Generally, the price skimming model is best used for a short time, allowing the early adopter market to become saturated but not alienating price-conscious buyers over the long term. If the price isn’t reduced promptly, consumers may turn to cheaper competitors, resulting in lost sales and revenue.

Price skimming may also be less effective for any competitor’s follow-up products. For example, once the initial market of early adopters has purchased the latest gaming console, other buyers may not purchase a competing product at a higher price without significant improvements over the original.

What is the Meaning of Price Skimming?

Price skimming is a strategy where a company introduces a new or innovative product at a high price to maximize revenue from customers willing to pay a premium. Once the demand from these early adopters is met, the company gradually reduces the price to attract more price-sensitive buyers. This method helps maximize profits in the early stages of the product’s life cycle and assists in recovering development costs.

Is Price Skimming Illegal?

No, price skimming isn’t illegal. However, if not executed correctly, it can cost a company a buyer’s trust. The key to the strategy is to price the product right at launch and then time the price reduction appropriately. When done correctly, it can maximize revenue without alienating customers.

What Types of Businesses Use Price Skimming?

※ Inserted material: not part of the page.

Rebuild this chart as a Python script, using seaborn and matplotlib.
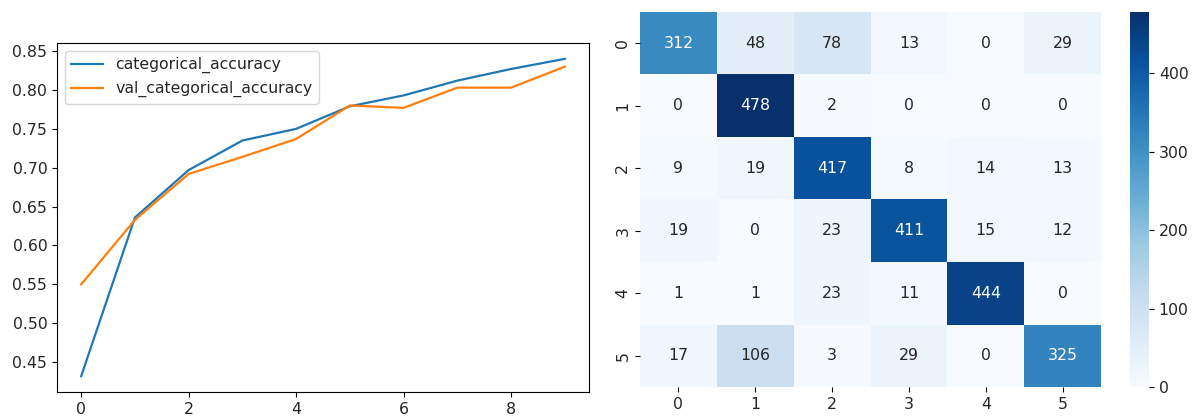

Price skimming is commonly used by businesses in industries where products have high initial development costs and significant consumer interest. This includes technology companies like Apple and Samsung, which use this strategy for new smartphone and gadget launches, as well as high-end fashion brands and automobile makers.

The Bottom Line

Price skimming sets high initial prices for new, innovative products to target early adopters, then lowers prices over time to attract more budget-conscious buyers. This approach maximizes early profits and helps recover development costs, as seen with Apple’s iPhone. However, timing is critical; for example, delaying price cuts can drive customers to competitors.

Though effective, price skimming works best for highly innovation products or products with a high perceived value. It’s less successful for follow-up competitor products because the early adopter market may already be saturated.